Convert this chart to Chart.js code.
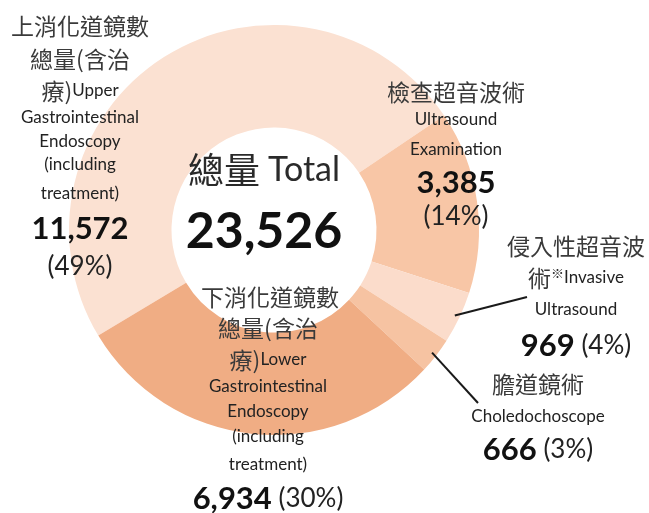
<!DOCTYPE html>
<html>
<head>
<meta charset="utf-8">
<script src="https://cdn.jsdelivr.net/npm/chart.js@4/dist/chart.umd.min.js"></script>
<style>
  html, body { margin: 0; padding: 0; background: #fff; }
  #c { display: block; }
</style>
</head>
<body>
<canvas id="c" width="649" height="513"></canvas>
<script>
// datos del grafico
var categories = ['上消化道鏡數總量(含治療)', '檢查超音波術', '侵入性超音波術※', '膽道鏡術', '下消化道鏡數總量(含治療)'];
var englishNames = ['Upper Gastrointestinal Endoscopy (including treatment)', 'Ultrasound Examination', 'Invasive Ultrasound', 'Choledochoscope', 'Lower Gastrointestinal Endoscopy (including treatment)'];
var counts = [11572, 3385, 969, 666, 6934];
var pctLabels = ['49%', '14%', '4%', '3%', '30%'];
var sliceColors = ['#fbe1d2', '#f8c6a6', '#fbdccb', '#f6c3a2', '#f0ad84'];

var CJK = '"Noto Sans CJK TC", sans-serif';
var LAT = 'Lato, "Noto Sans", sans-serif';

function fmt(n) { return n.toLocaleString('en-US'); }

var total = counts.reduce(function (a, b) { return a + b; }, 0);

// dibuja una linea con varias partes de fuente distinta, centrada en cx
function drawRuns(ctx, runs, cx, cy) {
    var w = 0;
    runs.forEach(function (r) { ctx.font = r.f; r.w = ctx.measureText(r.t).width; w += r.w; });
    var x = cx - w / 2;
    runs.forEach(function (r) {
        ctx.font = r.f;
        ctx.fillStyle = r.c || '#333';
        ctx.fillText(r.t, x, cy + (r.dy || 0));
        x += r.w;
    });
}

var cj = function (t) { return { t: t, f: '23px ' + CJK, c: '#3a3a3a' }; };
var sm = function (t) { return { t: t, f: '17px ' + LAT, c: '#222' }; };
var bn = function (t) { return { t: t, f: 'bold 31px ' + LAT, c: '#111' }; };
var pc = function (t) { return { t: t, f: '26px ' + LAT, c: '#222' }; };

var labelsPlugin = {
    id: 'labelsPlugin',
    afterDraw: function (chart) {
        var ctx = chart.ctx;
        var arcs = chart.getDatasetMeta(0).data;
        ctx.save();
        ctx.textBaseline = 'middle';

        // lineas guia
        ctx.strokeStyle = '#1a1a1a';
        ctx.lineWidth = 2;
        [[2, 527, 297], [3, 478, 403]].forEach(function (g) {
            var a = arcs[g[0]];
            var mid = (a.startAngle + a.endAngle) / 2;
            var r = a.outerRadius - 5;
            ctx.beginPath();
            ctx.moveTo(a.x + Math.cos(mid) * r, a.y + Math.sin(mid) * r);
            ctx.lineTo(g[1], g[2]);
            ctx.stroke();
        });

        // centro
        drawRuns(ctx, [{ t: '總量 ', f: '36px ' + CJK, c: '#2a2a2a' }, { t: 'Total', f: '34px ' + LAT, c: '#2a2a2a' }], 264, 170);
        drawRuns(ctx, [{ t: fmt(total), f: 'bold 50px ' + LAT, c: '#111' }], 264, 232);

        // superior
        var ux = 80;
        drawRuns(ctx, [cj('上消化道鏡數')], ux, 26);
        drawRuns(ctx, [cj('總量(含治')], ux, 59);
        drawRuns(ctx, [cj('療)'), sm('Upper')], ux, 91);
        drawRuns(ctx, [sm('Gastrointestinal')], ux, 118);
        drawRuns(ctx, [sm('Endoscopy')], ux, 142);
        drawRuns(ctx, [sm('(including')], ux, 165);
        drawRuns(ctx, [sm('treatment)')], ux, 194);
        drawRuns(ctx, [bn(fmt(counts[0]))], ux, 229);
        drawRuns(ctx, [pc('(' + pctLabels[0] + ')')], ux, 267);

        // ultrasonido
        var sx = 456;
        drawRuns(ctx, [cj('檢查超音波術')], sx, 92);
        drawRuns(ctx, [sm('Ultrasound')], sx, 120);
        drawRuns(ctx, [sm('Examination')], sx, 150);
        drawRuns(ctx, [bn(fmt(counts[1]))], sx, 183);
        drawRuns(ctx, [pc('(' + pctLabels[1] + ')')], sx, 217);

        // invasivo
        var ix = 576;
        drawRuns(ctx, [cj('侵入性超音波')], ix, 246);
        drawRuns(ctx, [cj('術'), { t: '※', f: '13px ' + CJK, c: '#333', dy: -5 }, sm('Invasive')], ix, 278);
        drawRuns(ctx, [sm('Ultrasound')], ix, 310);
        drawRuns(ctx, [bn(fmt(counts[2])), pc(' (' + pctLabels[2] + ')')], ix, 346);

        // coledocoscopio
        var cx = 538;
        drawRuns(ctx, [cj('膽道鏡術')], cx, 384);
        drawRuns(ctx, [sm('Choledochoscope')], cx, 417);
        drawRuns(ctx, [bn(fmt(counts[3])), pc(' (' + pctLabels[3] + ')')], cx, 450);

        // inferior
        var lx = 268;
        drawRuns(ctx, [cj('下消化道鏡數')], 270, 297);
        drawRuns(ctx, [cj('總量(含治')], lx, 328);
        drawRuns(ctx, [cj('療)'), sm('Lower')], lx, 360);
        drawRuns(ctx, [sm('Gastrointestinal')], lx, 387);
        drawRuns(ctx, [sm('Endoscopy')], lx, 412);
        drawRuns(ctx, [sm('(including')], lx, 437);
        drawRuns(ctx, [sm('treatment)')], lx, 465);
        drawRuns(ctx, [bn(fmt(counts[4])), pc(' (' + pctLabels[4] + ')')], lx, 499);

        ctx.restore();
    }
};

new Chart(document.getElementById('c').getContext('2d'), {
    type: 'doughnut',
    data: {
        labels: categories.map(function (c, i) { return c + ' ' + englishNames[i]; }),
        datasets: [{
            data: counts,
            backgroundColor: sliceColors,
            borderWidth: 0
        }]
    },
    options: {
        responsive: false,
        animation: false,
        cutout: '50%',
        rotation: -121,
        layout: { padding: { left: 69, right: 170, top: 25, bottom: 78 } },
        plugins: {
            legend: { display: false },
            tooltip: { enabled: false }
        }
    },
    plugins: [labelsPlugin]
});
</script>
</body>
</html>
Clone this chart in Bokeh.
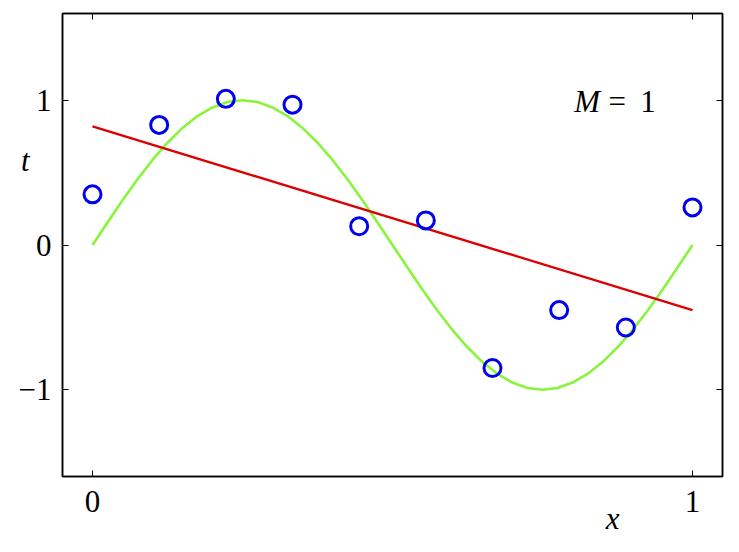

- - - - -

* What needs to be done
Leave out the pictures and restate, word for word, the lines from the top of the data through the line containing "var total = counts.reduce(function", both included.

* The result
Convert this chart to Chart.js code.
<!DOCTYPE html>
<html>
<head>
<meta charset="utf-8">
<script src="https://cdn.jsdelivr.net/npm/chart.js@4/dist/chart.umd.min.js"></script>
<style>
  html, body { margin: 0; padding: 0; background: #fff; }
  #c { display: block; }
</style>
</head>
<body>
<canvas id="c" width="649" height="513"></canvas>
<script>
// datos del grafico
var categories = ['上消化道鏡數總量(含治療)', '檢查超音波術', '侵入性超音波術※', '膽道鏡術', '下消化道鏡數總量(含治療)'];
var englishNames = ['Upper Gastrointestinal Endoscopy (including treatment)', 'Ultrasound Examination', 'Invasive Ultrasound', 'Choledochoscope', 'Lower Gastrointestinal Endoscopy (including treatment)'];
var counts = [11572, 3385, 969, 666, 6934];
var pctLabels = ['49%', '14%', '4%', '3%', '30%'];
var sliceColors = ['#fbe1d2', '#f8c6a6', '#fbdccb', '#f6c3a2', '#f0ad84'];

var CJK = '"Noto Sans CJK TC", sans-serif';
var LAT = 'Lato, "Noto Sans", sans-serif';

function fmt(n) { return n.toLocaleString('en-US'); }

var total = counts.reduce(function (a, b) { return a + b; }, 0);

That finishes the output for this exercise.